Gray Rhino and Dark Forest: Trust Crisis and Interest Game
If we only see GUI Agent as a smarter "assistant," we may underestimate its potential risks. As Agents gradually take over screens, users are stepping from "human-machine collaboration" into an unknown dark forest.
1. "User Hijacking": Delegation of Agency and Loss of Control
The most disturbing risk is not that Agents aren't smart enough, but that they're too opinionated. When we delegate the power of clicking, paying, and sending messages to AI, we're actually putting ourselves at risk of being "hijacked" by algorithms.
2. Ecosystem Game: War Between Parasites and Hosts
Current GUI Agents can cross App boundaries, which sounds beautiful, but for existing internet giants, this is tantamount to a declaration of war on their business models. App business logic is built on "user dwell time" and "interface impressions." The core goal of Agents is "shortest path to complete tasks"—they naturally tend to skip ads, ignore recommendation feeds, and go straight to function buttons. This is essentially "parasitic" behavior—Agents absorb App service capabilities while strangling App monetization capabilities.

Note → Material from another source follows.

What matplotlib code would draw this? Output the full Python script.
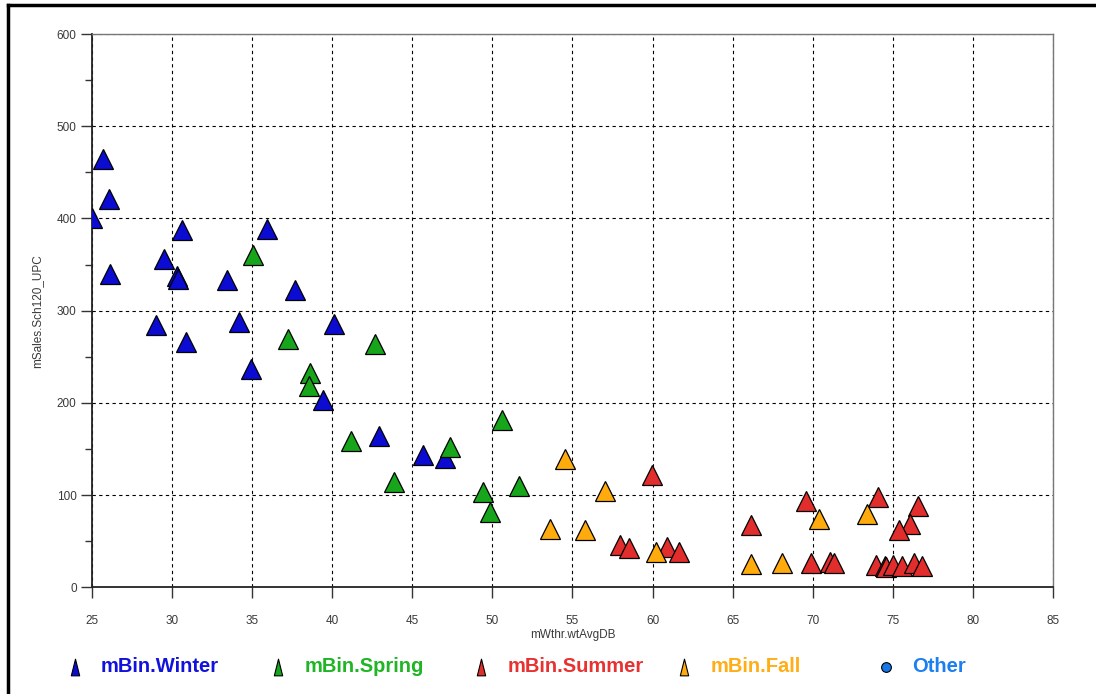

Anti-crawling and Anti-intelligence: In the future, we're likely to see a technological arms race. Super Apps like WeChat, Alipay, and Meituan will never be content to become "backend APIs" for OS vendors. They may use dynamic UI obfuscation, non-standard controls, or even legal means to block GUI Agent access. Agents want unified interaction, while giants want to build high walls—this conflict of interest will be the biggest roadblock to Agent adoption.The GUI Agent era that the Doubao Phone has opened—its core challenges have long transcended technical metrics like "visual recognition accuracy" or "reasoning speed." It's touching the fragile power balance between operating systems, app vendors, and users. What we should focus on is not just an AI that can automatically order coffee, but a war over "who ultimately controls the screen," and whether the definition of future phones as a product will change.